Camino del Norte day 9: Laredo to Güemes
Today was a privilege.
Day 9 on the Camino del Norte began quite late by pilgrim standards. To get out of Laredo one must take a ferry. It takes two minutes to take you across the river to Santoña, but it doesn’t start running till 9am.
With an 18 mile (29K) day ahead of me and liberated from any notions of arriving in Güemes in time for lunch, I left my hotel just after 8am, stopped at a local cafe for breakfast and got underway.
One of the most beautiful days on the Camino del Norte
On the Camino del Norte you will often times have a choice between the official path, which will take place along roads, and an alternate coastal path. Which one you take is up to you and your comfort level veering away from the famous arrows and seashells. You would be surprised how many people can’t bear to leave the markers behind. Or will walk on road rather than the beach for a slightly shorter route. In my case, if there is a beach to walk on, that’s the way I’m going. Each and every time.
So for the first eight and a half miles or so (14K) today a large part of my walk took place along beaches. Beautiful, wide, sandy beaches with gorgeous blue water. Unlike yesterday this was a perfect, blue sky day. You couldn’t ask for more. And yet, it just kept getting better. As I got to the end of the second of the three beaches I would walk through, it was time to start climbing. Not a big climb. But I had to get up and over a hill to reach the final beach.
The trail was narrow, rocky, slippery and surrounded in bushes. I wondered at points why I was doing this part alone. Not twenty minutes later I reached the top. As the view opened up my jaw dropped. And this is why I do what I do. I felt such joy, such privilege for having this opportunity. After an extensive picture taking and gawking session I reluctantly started walking down to the other side.
And then, it got better. No. I’m not kidding. At low tide it is possible to view and walk around these unusual rock formations that lie on the beach at the foot of the hill. I just sat and marveled.
With a long stretch of beach to walk on ahead of me I finally got underway again, walking along the shoreline until it was sadly time to get back on concrete.
Veering away from the water
With a lovely beach town in sight I decided to find myself a restaurant with a view. I then proceeded to order some calamari and a tinto de verano to hold me over until tonight. Spanish dinner times being what they are I won’t eat again till at least 8pm.
Break over it was time to embark on the second half of the day. As I turned inland my spectacular sea views disappeared, but the countryside on the Camino del Norte is certainly nothing to sneeze at. And while the last part felt a bit like a slog over pavement on the side of a country road, the rural paradise that is my finishing “town” was worth every step.

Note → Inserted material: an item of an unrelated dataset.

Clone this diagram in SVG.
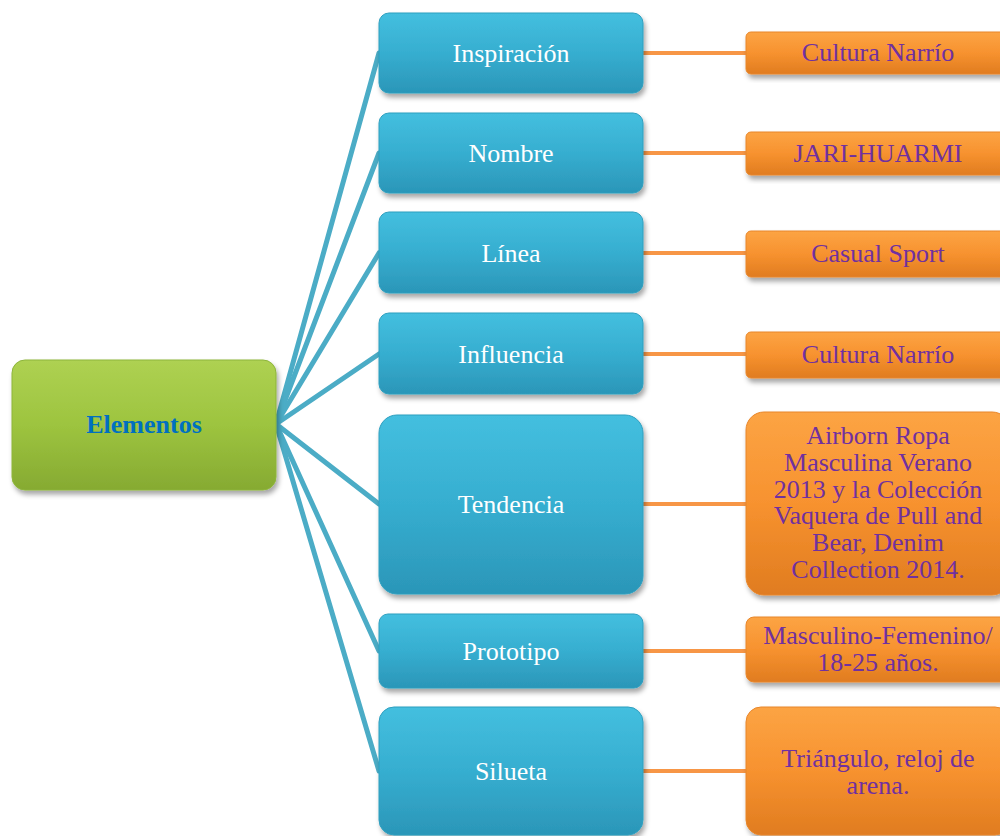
<svg xmlns="http://www.w3.org/2000/svg" width="1000" height="836" viewBox="0 0 1000 836">
<defs>
<linearGradient id="gBlue" x1="0" y1="0" x2="0" y2="1">
<stop offset="0" stop-color="#44bfdf"/><stop offset="0.5" stop-color="#36aed0"/><stop offset="1" stop-color="#2b96b8"/>
</linearGradient>
<linearGradient id="gGreen" x1="0" y1="0" x2="0" y2="1">
<stop offset="0" stop-color="#aed152"/><stop offset="0.5" stop-color="#9dc43f"/><stop offset="1" stop-color="#86aa32"/>
</linearGradient>
<linearGradient id="gOrange" x1="0" y1="0" x2="0" y2="1">
<stop offset="0" stop-color="#fca444"/><stop offset="0.5" stop-color="#f7922f"/><stop offset="1" stop-color="#e07c20"/>
</linearGradient>
<filter id="sh" x="-10%" y="-10%" width="125%" height="130%">
<feDropShadow dx="2" dy="4" stdDeviation="2.5" flood-color="#000" flood-opacity="0.35"/>
</filter>
<style>
.blue{fill:url(#gBlue);stroke:#2f9fbf;stroke-width:1;filter:url(#sh)}
.green{fill:url(#gGreen);stroke:#8db53a;stroke-width:1;filter:url(#sh)}
.orange{fill:url(#gOrange);stroke:#e8862a;stroke-width:1;filter:url(#sh)}
.tb{font-family:"Liberation Serif","Times New Roman",serif;font-size:26px;fill:#ffffff;text-anchor:middle}
.to{font-family:"Liberation Serif","Times New Roman",serif;font-size:26px;fill:#7030a0;text-anchor:middle}
.tg{font-family:"Liberation Serif","Times New Roman",serif;font-size:26px;font-weight:bold;fill:#0070c0;text-anchor:middle}
.cb{stroke:#4bacc6;stroke-width:5;fill:none;stroke-linecap:round}
.co{stroke:#f79646;stroke-width:4;fill:none}
</style>
</defs>
<rect width="1000" height="836" fill="#ffffff"/>
<g id="connectors">
<line class="cb" x1="276" y1="424" x2="379" y2="53"/>
<line class="cb" x1="276" y1="424" x2="379" y2="153"/>
<line class="cb" x1="276" y1="424" x2="379" y2="253"/>
<line class="cb" x1="276" y1="424" x2="379" y2="354"/>
<line class="cb" x1="276" y1="424" x2="379" y2="504"/>
<line class="cb" x1="276" y1="424" x2="379" y2="651"/>
<line class="cb" x1="276" y1="424" x2="379" y2="771"/>
<line class="co" x1="643" y1="53" x2="746" y2="53"/>
<line class="co" x1="643" y1="153" x2="746" y2="153"/>
<line class="co" x1="643" y1="253" x2="746" y2="253"/>
<line class="co" x1="643" y1="354" x2="746" y2="354"/>
<line class="co" x1="643" y1="504" x2="746" y2="504"/>
<line class="co" x1="643" y1="651" x2="746" y2="651"/>
<line class="co" x1="643" y1="771" x2="746" y2="771"/>
</g>
<g id="elementos"><rect class="green" x="12" y="360" width="264" height="130" rx="13"/><text class="tg" x="144" y="433">Elementos</text></g>
<g id="inspiracion"><rect class="blue" x="379" y="13" width="264" height="80" rx="10"/><text class="tb" x="511" y="62">Inspiración</text></g>
<g id="nombre"><rect class="blue" x="379" y="113" width="264" height="80" rx="10"/><text class="tb" x="511" y="162">Nombre</text></g>
<g id="linea"><rect class="blue" x="379" y="212" width="264" height="81" rx="10"/><text class="tb" x="511" y="262">Línea</text></g>
<g id="influencia"><rect class="blue" x="379" y="313" width="264" height="81" rx="10"/><text class="tb" x="511" y="363">Influencia</text></g>
<g id="tendencia"><rect class="blue" x="379" y="415" width="264" height="179" rx="18"/><text class="tb" x="511" y="513">Tendencia</text></g>
<g id="prototipo"><rect class="blue" x="379" y="614" width="264" height="74" rx="9"/><text class="tb" x="511" y="660">Prototipo</text></g>
<g id="silueta"><rect class="blue" x="379" y="707" width="264" height="128" rx="15"/><text class="tb" x="511" y="780">Silueta</text></g>
<g id="o-inspiracion"><rect class="orange" x="746" y="32" width="264" height="42" rx="5"/><text class="to" x="878" y="61">Cultura Narrío</text></g>
<g id="o-nombre"><rect class="orange" x="746" y="132" width="264" height="43" rx="5"/><text class="to" x="878" y="162">JARI-HUARMI</text></g>
<g id="o-linea"><rect class="orange" x="746" y="231" width="264" height="46" rx="5"/><text class="to" x="878" y="262">Casual Sport</text></g>
<g id="o-influencia"><rect class="orange" x="746" y="332" width="264" height="46" rx="5"/><text class="to" x="878" y="363">Cultura Narrío</text></g>
<g id="o-tendencia"><rect class="orange" x="746" y="412" width="264" height="183" rx="18"/><text class="to" x="878" y="444">Airborn Ropa<tspan x="878" dy="26.8">Masculina Verano</tspan><tspan x="878" dy="26.8">2013 y la Colección</tspan><tspan x="878" dy="26.8">Vaquera de Pull and</tspan><tspan x="878" dy="26.8">Bear, Denim</tspan><tspan x="878" dy="26.8">Collection 2014.</tspan></text></g>
<g id="o-prototipo"><rect class="orange" x="746" y="617" width="264" height="65" rx="8"/><text class="to" x="878" y="644">Masculino-Femenino/<tspan x="878" dy="27">18-25 años.</tspan></text></g>
<g id="o-silueta"><rect class="orange" x="746" y="707" width="264" height="128" rx="15"/><text class="to" x="878" y="767">Triángulo, reloj de<tspan x="878" dy="26.5">arena.</tspan></text></g>
</svg>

I am writing this sitting on the terrace of my Casa Rural or country home overlooking the mountains with a glass of rose in hand. Life is good. Tomorrow, it’s back to the sea and to the city. Santander, here I come.
Postcript…just when you thought the day was over.

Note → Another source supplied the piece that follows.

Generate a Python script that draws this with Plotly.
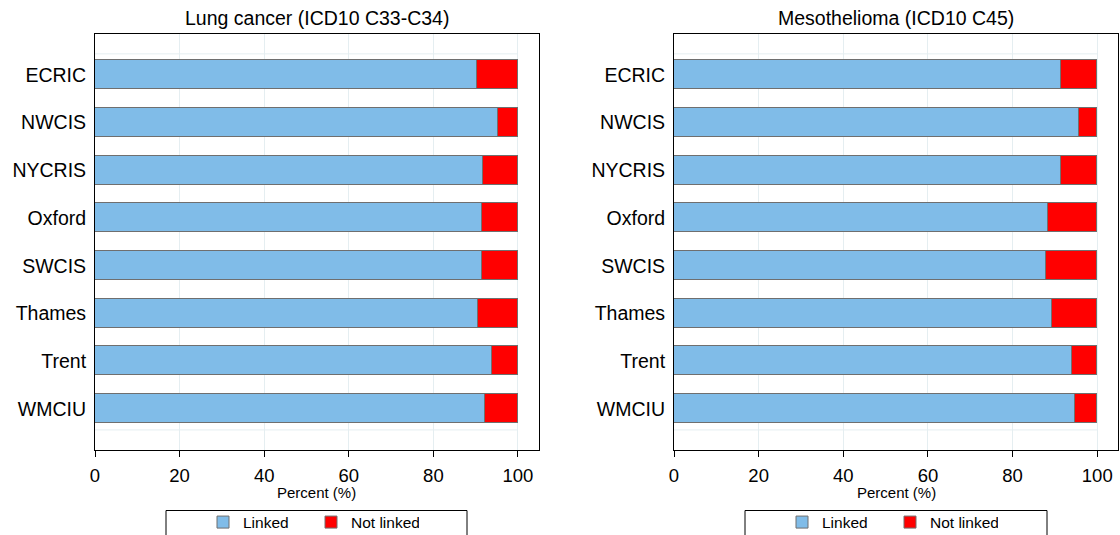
import plotly.graph_objects as go

# Registries and percentage of tumours linked / not linked
registries = ["ECRIC", "NWCIS", "NYCRIS", "Oxford", "SWCIS", "Thames", "Trent", "WMCIU"]
lung_linked = [90.4, 95.3, 91.7, 91.5, 91.6, 90.5, 93.8, 92.2]
meso_linked = [91.4, 95.6, 91.5, 88.4, 88.0, 89.4, 94.0, 94.7]
lung_not_linked = [round(100 - v, 1) for v in lung_linked]
meso_not_linked = [round(100 - v, 1) for v in meso_linked]

panel_titles = ["Lung cancer (ICD10 C33-C34)", "Mesothelioma (ICD10 C45)"]
x_ticks = [0, 20, 40, 60, 80, 100]

W, H = 1120, 535
FONT = "Liberation Sans, Arial, sans-serif"
LINKED_COLOR = "#80bce8"
NOT_LINKED_COLOR = "#ff0000"
OUTLINE = "#6f6f6f"
GRID = "#e5eef1"


def px_x(p):
    return p / W


def px_y(p):
    return 1 - p / H


fig = go.Figure()

# (linked, not linked, x axis, y axis, legend, plot frame left/right, legend box left/right)
panels = [
    (lung_linked, lung_not_linked, "x", "y", "legend", (95, 538.7), (166, 467)),
    (meso_linked, meso_not_linked, "x2", "y2", "legend2", (674, 1118), (745, 1047)),
]

for linked, not_linked, xa, ya, leg, _, _ in panels:
    fig.add_trace(go.Bar(
        y=registries, x=linked, orientation="h", name="Linked",
        marker=dict(color=LINKED_COLOR, line=dict(color=OUTLINE, width=1)),
        width=0.608, xaxis=xa, yaxis=ya, legend=leg, hoverinfo="x+y",
    ))
    fig.add_trace(go.Bar(
        y=registries, x=not_linked, orientation="h", name="Not linked",
        marker=dict(color=NOT_LINKED_COLOR, line=dict(color=OUTLINE, width=1)),
        width=0.608, xaxis=xa, yaxis=ya, legend=leg, hoverinfo="x+y",
    ))

y_top, y_bot = 34.3, 450
axis_common_x = dict(
    range=[0, 104.9], tickvals=x_ticks, ticks="outside", ticklen=6,
    tickcolor="black", tickwidth=1, showline=True, linecolor="black",
    linewidth=1, mirror=True, showgrid=True, gridcolor=GRID, gridwidth=1,
    zeroline=False, tickfont=dict(family=FONT, size=18.5, color="black"),
    ticklabelstandoff=3, fixedrange=True,
)
axis_common_y = dict(
    range=[7.86, -0.85], type="category", categoryorder="array",
    categoryarray=registries, ticks="", showline=True, linecolor="black",
    linewidth=1, mirror=True, showgrid=False, zeroline=False,
    tickfont=dict(family=FONT, size=19.5, color="black"),
    ticklabelstandoff=4, fixedrange=True,
)

layout = dict(
    width=W, height=H,
    margin=dict(l=0, r=0, t=0, b=0, autoexpand=False),
    paper_bgcolor="white", plot_bgcolor="white",
    barmode="stack", bargap=0,
    font=dict(family=FONT, color="black"),
    showlegend=True,
)

annotations = []
shapes = []
for i, (linked, not_linked, xa, ya, leg, (x0, x1), (lx0, lx1)) in enumerate(panels):
    suffix = "" if i == 0 else "2"
    layout["xaxis" + suffix] = dict(
        axis_common_x, domain=[px_x(x0), px_x(x1)], anchor="y" + suffix)
    layout["yaxis" + suffix] = dict(
        axis_common_y, domain=[px_y(y_bot), px_y(y_top)], anchor="x" + suffix)
    cx = (x0 + x1) / 2
    layout[leg] = dict(
        orientation="h", x=px_x(lx0 + 37), xanchor="left",
        y=px_y(505.5), yanchor="top",
        borderwidth=0, bgcolor="rgba(0,0,0,0)",
        font=dict(family=FONT, size=15.5, color="black"),
        entrywidth=63, entrywidthmode="pixels",
        traceorder="normal", itemclick=False, itemdoubleclick=False,
    )
    # legend frame
    shapes.append(dict(
        type="rect", xref="paper", yref="paper",
        x0=px_x(lx0), x1=px_x(lx1), y0=px_y(560), y1=px_y(510.5),
        line=dict(color="black", width=1), fillcolor="rgba(0,0,0,0)",
    ))
    annotations.append(dict(
        text=panel_titles[i], x=px_x(cx), y=px_y(18), xref="paper", yref="paper",
        xanchor="center", yanchor="middle", showarrow=False,
        font=dict(family=FONT, size=19.5, color="black"),
    ))
    annotations.append(dict(
        text="Percent (%)", x=px_x(cx), y=px_y(492), xref="paper", yref="paper",
        xanchor="center", yanchor="middle", showarrow=False,
        font=dict(family=FONT, size=15, color="black"),
    ))
    # faint boundary lines of the category band
    for yv in (-0.44, 7.44):
        shapes.append(dict(
            type="line", xref="x" + suffix, yref="y" + suffix,
            x0=0, x1=100, y0=yv, y1=yv,
            line=dict(color=GRID, width=1), layer="below",
        ))

layout["annotations"] = annotations
layout["shapes"] = shapes
fig.update_layout(**layout)

fig.write_html("out.html")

OMG. So much for my peaceful evening. I ran into Jose, my walking buddy from yesterday except this time he was reunited with his lost brother, nephew and friend. Several hours and drinks later I’m finally in my room thanking G-d that tomorrow I only have 15K to walk. Those Spaniards are trouble!!! Oh and my vlog is now going to be two days behind. Oops.
Today’s Stats
Distance: 18 miles (29K)
Elevation Gain: 1,100 ft (335m)
Walking time: 8:07hrs
Food and Accommodation
B&B: Posada Valle de Güemes. What a gem. Guemes is less of a town and more of a collection of homes spread out in a rural valley. There is a very famous albergue on the outskirts, but for those seeking private rooms the choices are few. This is one of them and dare I say the best, since it’s the only one that includes a restaurant. The rooms are adorable, the views are fantastic and if you are so inclined there is also a pool.
Dinner/Breakfast: Posada Valle de Guemes. It was my intent before running into those Spaniard troublemakers to have dinner at the one other restaurant in town which is supposed to be quite good. Best laid plans and all that. Either way, dinner was good and the company was hilarious.